> [WHAT THE TASK ASKS]: In full and without alteration, give the listing again.

> [GIVEN INFORMATION]:
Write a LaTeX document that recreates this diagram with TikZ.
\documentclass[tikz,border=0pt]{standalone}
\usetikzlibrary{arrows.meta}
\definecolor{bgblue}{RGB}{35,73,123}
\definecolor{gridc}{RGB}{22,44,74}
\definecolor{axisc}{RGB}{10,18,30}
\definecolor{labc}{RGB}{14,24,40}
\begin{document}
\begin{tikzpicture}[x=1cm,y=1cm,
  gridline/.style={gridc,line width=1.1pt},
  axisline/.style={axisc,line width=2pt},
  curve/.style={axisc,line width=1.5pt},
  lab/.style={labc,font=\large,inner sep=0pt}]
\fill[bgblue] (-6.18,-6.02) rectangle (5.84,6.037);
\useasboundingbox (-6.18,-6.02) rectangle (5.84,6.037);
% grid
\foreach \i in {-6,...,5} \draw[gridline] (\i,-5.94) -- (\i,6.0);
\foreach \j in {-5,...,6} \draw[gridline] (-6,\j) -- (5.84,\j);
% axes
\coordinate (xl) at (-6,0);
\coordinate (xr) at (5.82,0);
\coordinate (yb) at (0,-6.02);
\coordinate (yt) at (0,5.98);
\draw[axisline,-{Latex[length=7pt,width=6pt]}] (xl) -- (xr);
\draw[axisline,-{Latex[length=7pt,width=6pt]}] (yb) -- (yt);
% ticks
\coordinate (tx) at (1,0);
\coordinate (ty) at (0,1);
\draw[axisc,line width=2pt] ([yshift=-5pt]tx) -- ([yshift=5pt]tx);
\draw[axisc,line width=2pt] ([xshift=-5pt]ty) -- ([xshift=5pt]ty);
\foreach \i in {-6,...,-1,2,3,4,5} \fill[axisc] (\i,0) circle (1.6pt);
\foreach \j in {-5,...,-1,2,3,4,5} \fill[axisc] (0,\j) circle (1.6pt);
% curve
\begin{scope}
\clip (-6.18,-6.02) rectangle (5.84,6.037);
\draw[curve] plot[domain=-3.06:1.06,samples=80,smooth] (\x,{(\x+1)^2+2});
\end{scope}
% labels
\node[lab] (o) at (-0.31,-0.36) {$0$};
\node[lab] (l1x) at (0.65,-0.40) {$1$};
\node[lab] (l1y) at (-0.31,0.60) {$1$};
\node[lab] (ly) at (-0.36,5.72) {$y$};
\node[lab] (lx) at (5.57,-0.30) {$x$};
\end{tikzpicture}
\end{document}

> [RESPONSE TO THIS EXERCISE]:
Write a LaTeX document that recreates this diagram with TikZ.
\documentclass[tikz,border=0pt]{standalone}
\usetikzlibrary{arrows.meta}
\definecolor{bgblue}{RGB}{35,73,123}
\definecolor{gridc}{RGB}{22,44,74}
\definecolor{axisc}{RGB}{10,18,30}
\definecolor{labc}{RGB}{14,24,40}
\begin{document}
\begin{tikzpicture}[x=1cm,y=1cm,
  gridline/.style={gridc,line width=1.1pt},
  axisline/.style={axisc,line width=2pt},
  curve/.style={axisc,line width=1.5pt},
  lab/.style={labc,font=\large,inner sep=0pt}]
\fill[bgblue] (-6.18,-6.02) rectangle (5.84,6.037);
\useasboundingbox (-6.18,-6.02) rectangle (5.84,6.037);
% grid
\foreach \i in {-6,...,5} \draw[gridline] (\i,-5.94) -- (\i,6.0);
\foreach \j in {-5,...,6} \draw[gridline] (-6,\j) -- (5.84,\j);
% axes
\coordinate (xl) at (-6,0);
\coordinate (xr) at (5.82,0);
\coordinate (yb) at (0,-6.02);
\coordinate (yt) at (0,5.98);
\draw[axisline,-{Latex[length=7pt,width=6pt]}] (xl) -- (xr);
\draw[axisline,-{Latex[length=7pt,width=6pt]}] (yb) -- (yt);
% ticks
\coordinate (tx) at (1,0);
\coordinate (ty) at (0,1);
\draw[axisc,line width=2pt] ([yshift=-5pt]tx) -- ([yshift=5pt]tx);
\draw[axisc,line width=2pt] ([xshift=-5pt]ty) -- ([xshift=5pt]ty);
\foreach \i in {-6,...,-1,2,3,4,5} \fill[axisc] (\i,0) circle (1.6pt);
\foreach \j in {-5,...,-1,2,3,4,5} \fill[axisc] (0,\j) circle (1.6pt);
% curve
\begin{scope}
\clip (-6.18,-6.02) rectangle (5.84,6.037);
\draw[curve] plot[domain=-3.06:1.06,samples=80,smooth] (\x,{(\x+1)^2+2});
\end{scope}
% labels
\node[lab] (o) at (-0.31,-0.36) {$0$};
\node[lab] (l1x) at (0.65,-0.40) {$1$};
\node[lab] (l1y) at (-0.31,0.60) {$1$};
\node[lab] (ly) at (-0.36,5.72) {$y$};
\node[lab] (lx) at (5.57,-0.30) {$x$};
\end{tikzpicture}
\end{document}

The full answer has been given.